The most important thing to test is recursion, because it allows a resolver to find answers not in its cache. Under real world conditions entries age out and queries come in requesting domains that have not been cached. Typically a resolver will answer about 80% of queries from cache, although the percentage can vary substantially, so it’s necessary to test a range of cache hit rates (the percentage of incoming queries that match an entry in the cache) to understand how a resolver will behave under the wide range of operating conditions it will encounter in production.

The extreme case of recursive testing is a “cold” cache test where none of the incoming queries match entries in the cache (0% cache hit rate). A cold cache test is often dismissed as “not real world” since a cache becomes populated and “warms” up very quickly; but there’s a very important reason why it must be evaluated. It’s simple to create DNS queries that will not be populated in a cache—and attackers can trivially exploit this technique to force a resolver to do more work (handle recursive queries). Under these attacks servers that handle recursion poorly will crash, or suffer heavy packet loss which compromises their query handling performance and thus the end user experience.

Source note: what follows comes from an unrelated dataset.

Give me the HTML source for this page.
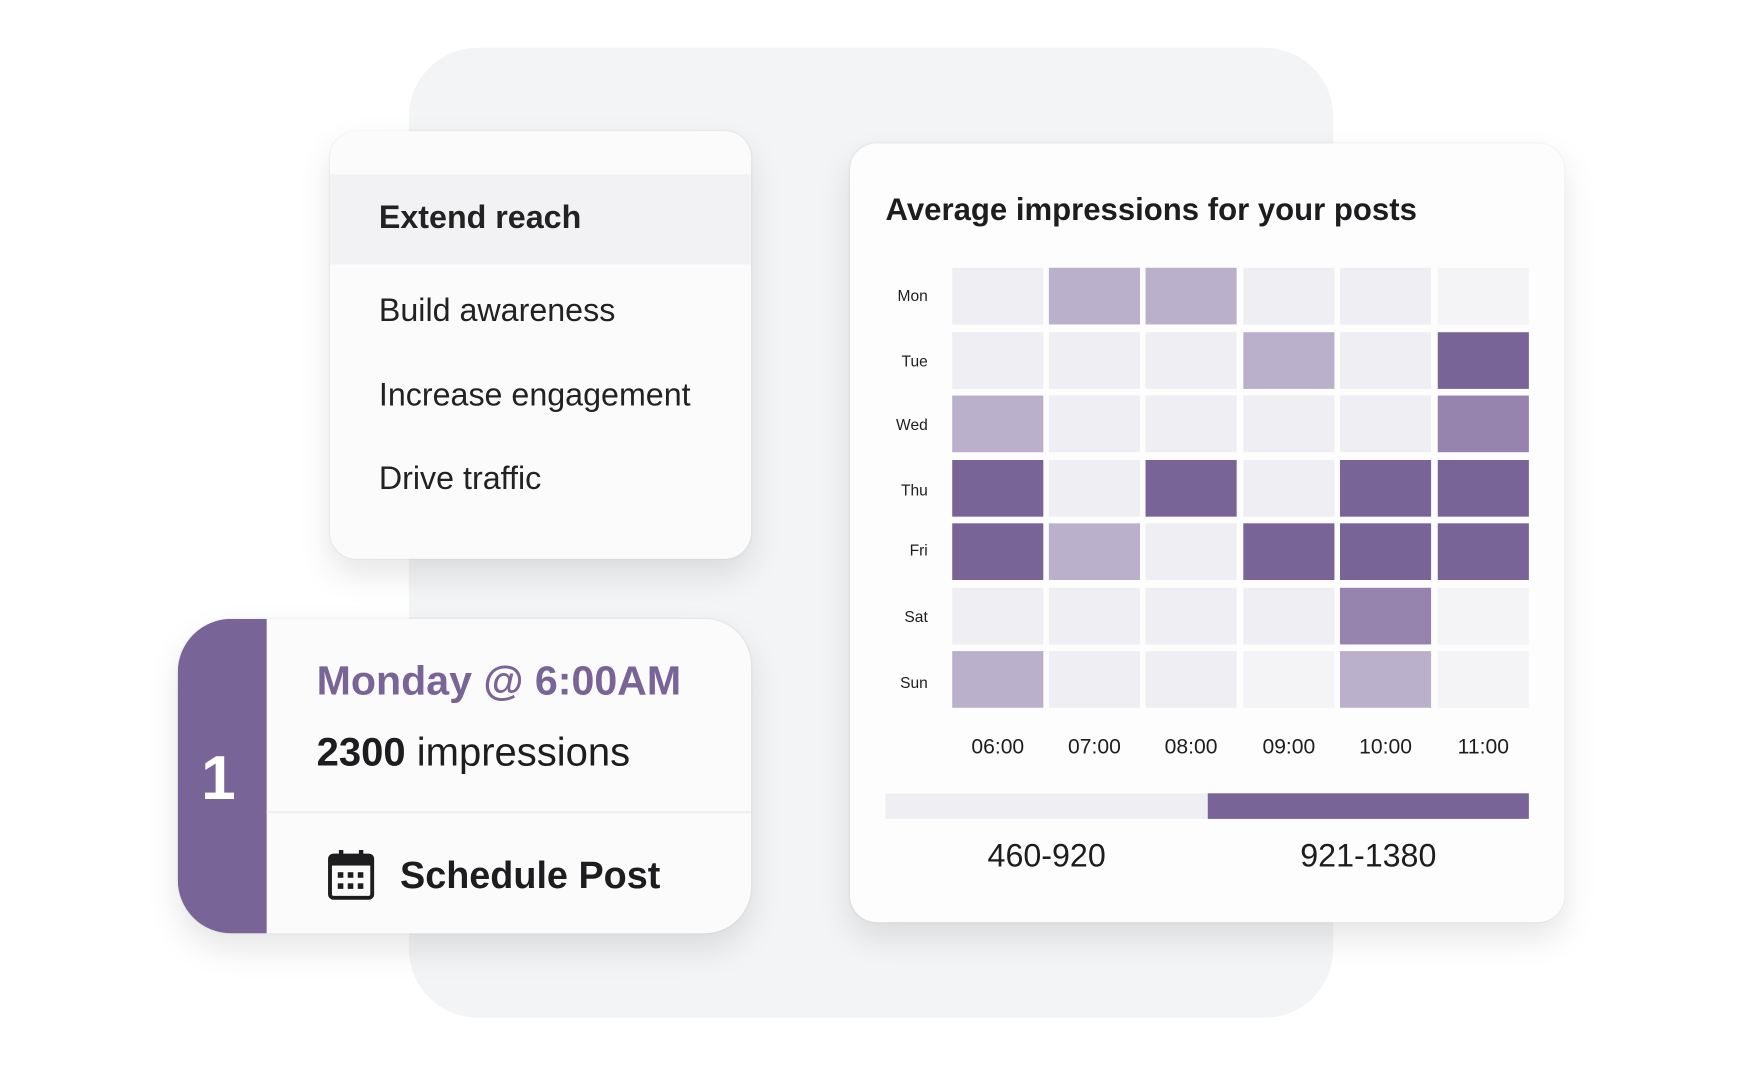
<!DOCTYPE html>
<html><head><meta charset="utf-8"><style>
*{margin:0;padding:0;box-sizing:border-box}
body{width:1740px;height:1065px;background:#fff;overflow:hidden;font-family:"Liberation Sans",sans-serif;color:#1d1d1f}
#s{position:absolute;left:0;top:0;width:1566px;height:959px;transform:scale(1.1111);transform-origin:0 0}
.a{position:absolute}
.bg{left:368px;top:43px;width:832px;height:873px;background:#f3f4f6;border-radius:62px}
.card{background:#fbfbfb;box-shadow:0 14px 30px rgba(0,0,0,0.10),0 0 2px rgba(0,0,0,0.08)}
.t{position:absolute;white-space:nowrap;line-height:1}
.c{position:absolute;width:82px;height:51px}
.E{background:#efeef3}.L{background:#bab0cb}.M{background:#9683ae}.D{background:#786497}.V{background:#f4f4f6}
.day{position:absolute;width:60px;text-align:right;font-size:14px;left:775px}
.tm{position:absolute;width:82px;text-align:center;font-size:19px;top:662px}
</style></head><body><div id="s">
<div class="a bg"></div>

<div class="a card" style="left:297px;top:118px;width:379px;height:385px;border-radius:24px;overflow:hidden">
<div class="a" style="left:0;top:39px;width:379px;height:81px;background:#f2f2f4"></div>
</div>
<div class="t" style="left:341px;top:182px;font-size:29px;font-weight:bold;color:#222">Extend reach</div>
<div class="t" style="left:341px;top:266px;font-size:29px;color:#222">Build awareness</div>
<div class="t" style="left:341px;top:342px;font-size:29px;color:#222">Increase engagement</div>
<div class="t" style="left:341px;top:417px;font-size:29px;color:#222">Drive traffic</div>

<div class="a card" style="left:160px;top:557px;width:516px;height:283px;border-radius:48px 42px 42px 48px;overflow:hidden">
<div class="a" style="left:0;top:0;width:80px;height:283px;background:#786497"></div>
<div class="a" style="left:80px;top:173px;width:436px;height:2px;background:#f0f0f2"></div>
</div>
<div class="t" style="left:181px;top:672px;font-size:56px;font-weight:bold;color:#fff">1</div>
<div class="t" style="left:285px;top:594px;font-size:37px;font-weight:bold;color:#786497">Monday @ 6:00AM</div>
<div class="t" style="left:285px;top:659px;font-size:36px;color:#1d1d1f"><b>2300</b> impressions</div>
<svg class="a" style="left:295px;top:764px" width="42" height="46" viewBox="0 0 42 46">
<rect x="2" y="6" width="38" height="38" rx="3" fill="none" stroke="#1d1d1f" stroke-width="3.5"/>
<rect x="2" y="6" width="38" height="9" fill="#1d1d1f"/>
<rect x="10" y="1" width="4" height="9" fill="#1d1d1f"/><rect x="28" y="1" width="4" height="9" fill="#1d1d1f"/>
<g fill="#1d1d1f"><rect x="9" y="21" width="5" height="5"/><rect x="18" y="21" width="5" height="5"/><rect x="27" y="21" width="5" height="5"/>
<rect x="9" y="31" width="5" height="5"/><rect x="18" y="31" width="5" height="5"/><rect x="27" y="31" width="5" height="5"/></g>
</svg>
<div class="t" style="left:360px;top:771px;font-size:34px;font-weight:bold;color:#1d1d1f">Schedule Post</div>

<div class="a card" style="left:765px;top:129px;width:643px;height:701px;border-radius:24px;background:#fdfdfd"></div>
<div class="t" style="left:797px;top:175px;font-size:28px;font-weight:bold;color:#1d1d1f">Average impressions for your posts</div>

<div class="day" style="top:258px">Mon</div>
<div class="day" style="top:317px">Tue</div>
<div class="day" style="top:374px">Wed</div>
<div class="day" style="top:433px">Thu</div>
<div class="day" style="top:487px">Fri</div>
<div class="day" style="top:547px">Sat</div>
<div class="day" style="top:606px">Sun</div>

<div id="g"></div>
<script>
var xs=[857,944,1031,1119,1206,1294],ys=[241,299,356,414,471,529,586];
var d=["ELLEEV","EEELED","LEEEEM","DEDEDD","DLEDDD","EEEEMV","LEEVLV"];
var h="";for(var r=0;r<7;r++)for(var c=0;c<6;c++)h+='<div class="c '+d[r][c]+'" style="left:'+xs[c]+'px;top:'+ys[r]+'px"></div>';
document.getElementById("g").innerHTML=h;
</script>

<div class="tm" style="left:857px">06:00</div>
<div class="tm" style="left:944px">07:00</div>
<div class="tm" style="left:1031px">08:00</div>
<div class="tm" style="left:1119px">09:00</div>
<div class="tm" style="left:1206px">10:00</div>
<div class="tm" style="left:1294px">11:00</div>

<div class="a" style="left:797px;top:714px;width:290px;height:23px;background:#efeef3"></div>
<div class="a" style="left:1087px;top:714px;width:289px;height:23px;background:#786497"></div>
<div class="t" style="left:797px;width:290px;text-align:center;top:757px;font-size:29px">460-920</div>
<div class="t" style="left:1087px;width:289px;text-align:center;top:757px;font-size:29px">921-1380</div>
</div></body></html>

It’s worth asking questions when vendors promote “cold cache” performance to make sure there’s agreement about what they mean. A cold cache test means every query forces the DNS server to perform external resolution. It most definitely does not mean starting with a cold cache and then querying the server, allowing it to build up its cache over time!

The DNS is still an essential part of the Internet and resolver performance is important, but savvy providers know there’s a lot more. They also know performance testing has to go beyond simple drag races that measure how well a server responds to a single query repeated in rapid succession. Resolvers have to be subjected to rigorous recursive tests to ensure they can withstand the wide range of subscriber traffic they’ll encounter, as well as floods of malicious queries.

Bottom line, DNS resolvers have to offer massively high performance under every possible operating scenario, and be highly reliable and secure to withstand all the badness sent their way (DDoS, cache poisoning). On the most fundamental level they have to withstand every variant of real-world traffic, including malicious traffic, and continue to provide a critical network service no matter what.